Я верю, что рано или поздно вся эта информация будет объединена и каждый отдельно-взятый объект на поверхности Земли будет классифицирован, сгруппирован и популярно объяснен. Вот вам — эпический момент зарождения новой географической дисциплины! А когда это произойдёт, встанет черёд вопросов качественно-нового уровня. Ну, например, такой: не создавалось ли у вас впечатления, что все материки на карте мира как будто «потекли вниз» под силой собственной тяжести? Исключение составляет разве что направленный на север австралийский полуостров Кейп-Йорк, а все остальные крупные полуострова мира и южные оконечности большинства материков, направлены на юг…
Да, на карте Земля — это плоскость, висящая на стене, но в астрофизике самих таких категорий как «верх» и «низ» не может быть в принципе! Подобное замечают именно дети и они не должны стыдиться задавать вопросы, а у седобородых профессоров должно в свою очередь хватить мудрости не порицать молодёжь «за глупые вопросы», а признавать факт того что та или иная «неудобная» закономерность действительно имеет место быть, просто у человечества пока нет возможности её объяснить. В этой связи можно привести такой пример: один учитель-географ из Кайзеровской Германии вспоминал, что, когда он был учеником, то задал учителю вопрос о причине удивительной совпадаемости береговых линий запада Африки и востока Южной Америки, и ощутил неподдельный восторг, когда — уже будучи сам учителем, услышал этот же вопрос от своего ученика.
Это он писал уже после появления на свет Теории дрейфа материков, т. е. когда уже всё было объяснено, но за шестьдесят лет до этого он был наказан за свой вопрос розгами. Со временем, надеюсь, также будет объяснён и феномен «стекания материков на юг».

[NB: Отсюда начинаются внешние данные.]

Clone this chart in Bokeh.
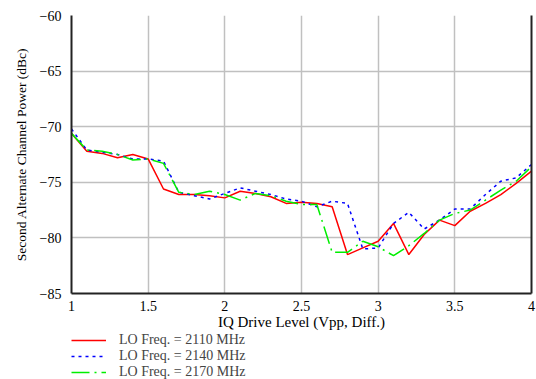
from bokeh.plotting import figure
from bokeh.layouts import column
from bokeh.models import Legend, LegendItem, LinearAxis, FixedTicker, Range1d
from bokeh.embed import file_html
from bokeh.resources import INLINE

drive = [round(1.0 + 0.1 * i, 1) for i in range(31)]
lo_2110 = [-70.6, -72.2, -72.4, -72.8, -72.5, -72.9, -75.6, -76.1, -76.1, -76.2,
           -76.4, -75.8, -76.0, -76.3, -76.9, -76.8, -76.9, -77.2, -81.5, -80.9,
           -80.3, -78.7, -81.5, -79.7, -78.4, -78.9, -77.6, -76.9, -76.1, -75.1, -74.0]
lo_2140 = [-70.2, -72.1, -72.3, -72.5, -72.9, -72.9, -73.1, -75.9, -76.2, -76.5,
           -76.0, -75.5, -75.8, -76.1, -76.5, -76.7, -77.2, -76.7, -76.9, -81.0,
           -80.9, -78.7, -77.7, -79.2, -78.4, -77.4, -77.4, -76.1, -74.9, -74.6, -73.4]
lo_2170 = [-70.6, -72.1, -72.2, -72.5, -73.0, -72.9, -73.3, -75.9, -76.1, -75.8,
           -76.1, -76.6, -76.0, -76.2, -76.7, -77.0, -77.0, -81.3, -81.3, -80.3,
           -80.8, -81.6, -80.7, -79.6, -78.4, -77.8, -77.5, -76.6, -75.7, -74.9, -73.6]
x_ticks = [1, 1.5, 2, 2.5, 3, 3.5, 4]
x_tick_labels = ["1", "1.5", "2", "2.5", "3", "3.5", "4"]
y_ticks = [-85, -80, -75, -70, -65, -60]
y_tick_labels = ["\u221285", "\u221280", "\u221275", "\u221270", "\u221265", "\u221260"]
series_labels = ["LO Freq. = 2110 MHz", "LO Freq. = 2140 MHz", "LO Freq. = 2170 MHz"]

FONT = "Liberation Serif"
STYLES = [dict(line_color="#ff0000", line_width=1.5),
          dict(line_color="#0000ff", line_width=1.5, line_dash="3 4"),
          dict(line_color="#00ee00", line_width=1.5, line_dash="18 5 2 5")]

p = figure(width=536, height=332, output_backend="svg", toolbar_location=None,
           x_range=Range1d(1, 4), y_range=Range1d(-85, -60),
           min_border_left=71, min_border_right=5, min_border_top=15, min_border_bottom=0)
p.outline_line_color = None
p.background_fill_color = "white"

for ax, ticks, labels in ((p.xaxis[0], x_ticks, x_tick_labels), (p.yaxis[0], y_ticks, y_tick_labels)):
    ax.ticker = FixedTicker(ticks=ticks)
    ax.major_label_overrides = {t: l for t, l in zip(ticks, labels)}
    ax.major_tick_line_color = None
    ax.minor_tick_line_color = None
    ax.axis_line_color = "#222222"
    ax.axis_line_width = 2
    ax.major_label_text_font = FONT
    ax.major_label_text_font_size = "14px"
    ax.major_label_text_color = "black"
    ax.axis_label_text_font = FONT
    ax.axis_label_text_font_style = "normal"
    ax.axis_label_text_color = "black"

p.xaxis.major_label_standoff = 1
p.yaxis.major_label_standoff = 4
p.xaxis.axis_label = "IQ Drive Level (Vpp, Diff.)"
p.xaxis.axis_label_text_font_size = "15px"
p.xaxis.axis_label_standoff = 0
p.yaxis.axis_label = "Second Alternate Channel Power (dBc)"
p.yaxis.axis_label_text_font_size = "13.5px"
p.yaxis.axis_label_standoff = 8

right = LinearAxis(ticker=FixedTicker(ticks=[]), major_label_text_font_size="0px",
                   major_tick_line_color=None, minor_tick_line_color=None,
                   axis_line_color="#222222", axis_line_width=2)
p.add_layout(right, "right")

p.xgrid.ticker = FixedTicker(ticks=x_ticks)
p.ygrid.ticker = FixedTicker(ticks=y_ticks)
p.grid.grid_line_color = "#c0c0c0"
p.grid.grid_line_width = 1.5

for ys, st in zip((lo_2110, lo_2140, lo_2170), STYLES):
    p.line(drive, ys, **st)

# legend panel below the chart (its lines lie outside its visible range)
q = figure(width=536, height=47, output_backend="svg", toolbar_location=None,
           x_axis_type=None, y_axis_type=None, x_range=Range1d(1, 4), y_range=Range1d(0, 1),
           min_border_left=70, min_border_right=0, min_border_top=0, min_border_bottom=0)
q.outline_line_color = None
q.grid.visible = False
items = []
for ys, lab, st in zip((lo_2110, lo_2140, lo_2170), series_labels, STYLES):
    r = q.line(drive, ys, **st)
    items.append(LegendItem(label=lab, renderers=[r]))
legend = Legend(items=items, location="top_left", orientation="vertical",
                label_text_font=FONT, label_text_font_size="14px",
                glyph_width=35, glyph_height=14, label_height=14, spacing=0,
                padding=0, margin=0, label_standoff=13,
                border_line_color=None, background_fill_alpha=0)
q.add_layout(legend)

layout = column(p, q, spacing=0)
open("out.html", "w").write(file_html(layout, INLINE))
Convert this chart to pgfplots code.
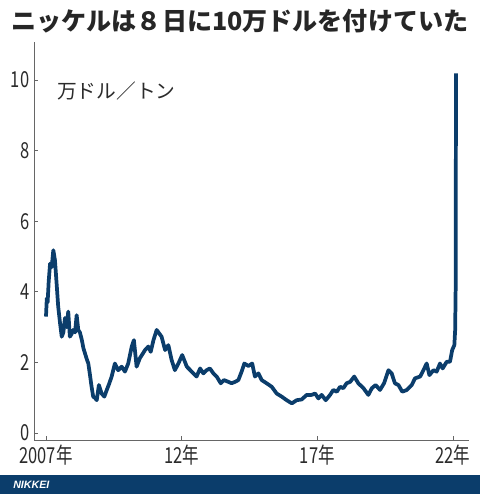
\documentclass[border=0pt]{standalone}
\usepackage{fontspec}
\usepackage{pgfplots}
\pgfplotsset{compat=1.18}
\setmainfont{Noto Sans CJK JP}
\newfontfamily\tickfont{Noto Sans CJK JP}[FakeStretch=0.75]
\newfontfamily\logofont{Liberation Sans}
\definecolor{navy}{HTML}{0B3D6B}
\definecolor{axisgray}{HTML}{666666}
\definecolor{labelgray}{HTML}{2B2B2B}

\begin{document}
\begin{tikzpicture}
  \useasboundingbox (0,0) rectangle (360pt,370.5pt);

  \begin{axis}[
    at={(25.5pt,40.5pt)}, anchor=south west,
    scale only axis,
    width=326.25pt, height=298.5pt,
    xmin=2006.558, xmax=2022.59,
    ymin=-0.198, ymax=11.08,
    axis x line=bottom, axis y line=left,
    axis line style={-, draw=axisgray, line width=0.7pt},
    tick align=inside,
    major tick length=3pt,
    tick style={draw=axisgray, line width=0.7pt},
    xtick={2007,2012,2017,2022},
    xticklabels={2007年,12年,17年,22年},
    ytick={0,2,4,6,8,10},
    yticklabels={0,2,4,6,8,10},
    tick label style={font=\tickfont\fontsize{16.5}{16.5}\selectfont, text=labelgray},
    clip=false,
  ]
  % ニッケル価格（万ドル/トン）
  \addplot[navy, line width=2.8pt, line join=round] coordinates {
    (2007.00,3.30) (2007.03,3.82) (2007.06,3.70) (2007.10,4.30) (2007.15,4.80)
    (2007.21,4.70) (2007.27,5.18) (2007.33,4.90) (2007.39,4.25) (2007.45,3.58)
    (2007.52,3.10) (2007.58,2.73) (2007.64,2.85) (2007.70,3.26) (2007.76,3.00)
    (2007.82,3.44) (2007.88,2.73) (2007.94,2.80) (2008.00,2.92) (2008.07,2.85)
    (2008.13,3.34) (2008.19,2.92) (2008.25,2.85) (2008.32,2.64) (2008.38,2.40)
    (2008.44,2.25) (2008.50,2.10) (2008.56,1.97) (2008.62,1.65) (2008.68,1.31)
    (2008.74,1.03) (2008.80,1.00) (2008.87,0.93) (2008.95,1.36) (2009.05,1.12)
    (2009.15,1.03) (2009.24,1.22) (2009.33,1.40) (2009.42,1.60) (2009.54,1.97)
    (2009.66,1.78) (2009.79,1.88) (2009.91,1.74) (2010.03,1.97) (2010.16,2.45)
    (2010.24,2.63) (2010.34,1.88) (2010.46,2.12) (2010.65,2.35) (2010.77,2.45)
    (2010.86,2.30) (2010.96,2.63) (2011.08,2.92) (2011.26,2.73) (2011.39,2.35)
    (2011.51,2.49) (2011.63,2.07) (2011.75,1.78) (2011.88,1.97) (2012.02,2.21)
    (2012.19,1.88) (2012.37,1.74) (2012.55,1.60) (2012.68,1.83) (2012.80,1.69)
    (2012.92,1.78) (2013.04,1.83) (2013.17,1.69) (2013.29,1.60) (2013.44,1.41)
    (2013.56,1.50) (2013.72,1.45) (2013.84,1.41) (2013.97,1.45) (2014.09,1.50)
    (2014.21,1.74) (2014.31,1.97) (2014.46,1.90) (2014.60,1.97) (2014.70,1.60)
    (2014.83,1.69) (2014.95,1.50) (2015.13,1.41) (2015.32,1.31) (2015.50,1.12)
    (2015.69,1.03) (2015.87,0.93) (2016.06,0.84) (2016.24,0.93) (2016.42,0.95)
    (2016.61,1.08) (2016.79,1.08) (2016.92,1.12) (2017.04,0.98) (2017.16,1.08)
    (2017.31,0.93) (2017.47,1.08) (2017.59,1.22) (2017.72,1.17) (2017.84,1.31)
    (2017.96,1.27) (2018.08,1.41) (2018.21,1.45) (2018.36,1.60) (2018.51,1.41)
    (2018.70,1.27) (2018.88,1.08) (2019.01,1.27) (2019.15,1.36) (2019.31,1.22)
    (2019.46,1.41) (2019.62,1.78) (2019.74,1.69) (2019.86,1.41) (2019.99,1.36)
    (2020.13,1.17) (2020.30,1.22) (2020.48,1.36) (2020.60,1.55) (2020.79,1.60)
    (2020.91,1.78) (2021.03,1.97) (2021.13,1.64) (2021.28,1.78) (2021.40,1.74)
    (2021.52,1.97) (2021.62,1.83) (2021.77,2.02) (2021.89,2.02) (2021.97,2.35)
    (2022.05,2.49) (2022.08,2.92) (2022.10,4.20) (2022.11,10.19)
  };
  \end{axis}

  % 単位
  \node[anchor=west, text=labelgray, font=\fontsize{14.8}{14.8}\selectfont, inner sep=0pt]
    at (42.75pt,302.25pt) {万ドル／トン};
  % タイトル
  \node[anchor=center, text=black!85, font=\bfseries\fontsize{18.8}{18.8}\selectfont, inner sep=0pt]
    at (180pt,354.75pt) {ニッケルは８日に10万ドルを付けていた};
  % 下の帯
  \fill[navy] (0,0) rectangle (360pt,14.25pt);
  \node[anchor=west, text=white, font=\logofont\bfseries\itshape\fontsize{8}{8}\selectfont, inner sep=0pt]
    at (9.75pt,7.125pt) {NIKKEI};
\end{tikzpicture}
\end{document}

Другое дело что, сталкиваясь с каким-то необъяснимым явлением люди бросаются в крайности: одни берут позицию жесткого отрицания явления по принципу «этого не может быть, потому что не может быть никогда!», другие начинают находить в нём некое «откровение», влияние потусторонних сил, или какой-то «всемирный заговор».
Настоящий исследователь находит логическое место явления в круговороте вселенского вещества только потому, что не отрицал явления даже тогда, когда оно противоречило всякой логике, но и со скорыми выводами не торопился.
Наш мир полон огромного числа необъяснимых явлений, и это здорово! Значит, нам дана возможность их объяснять.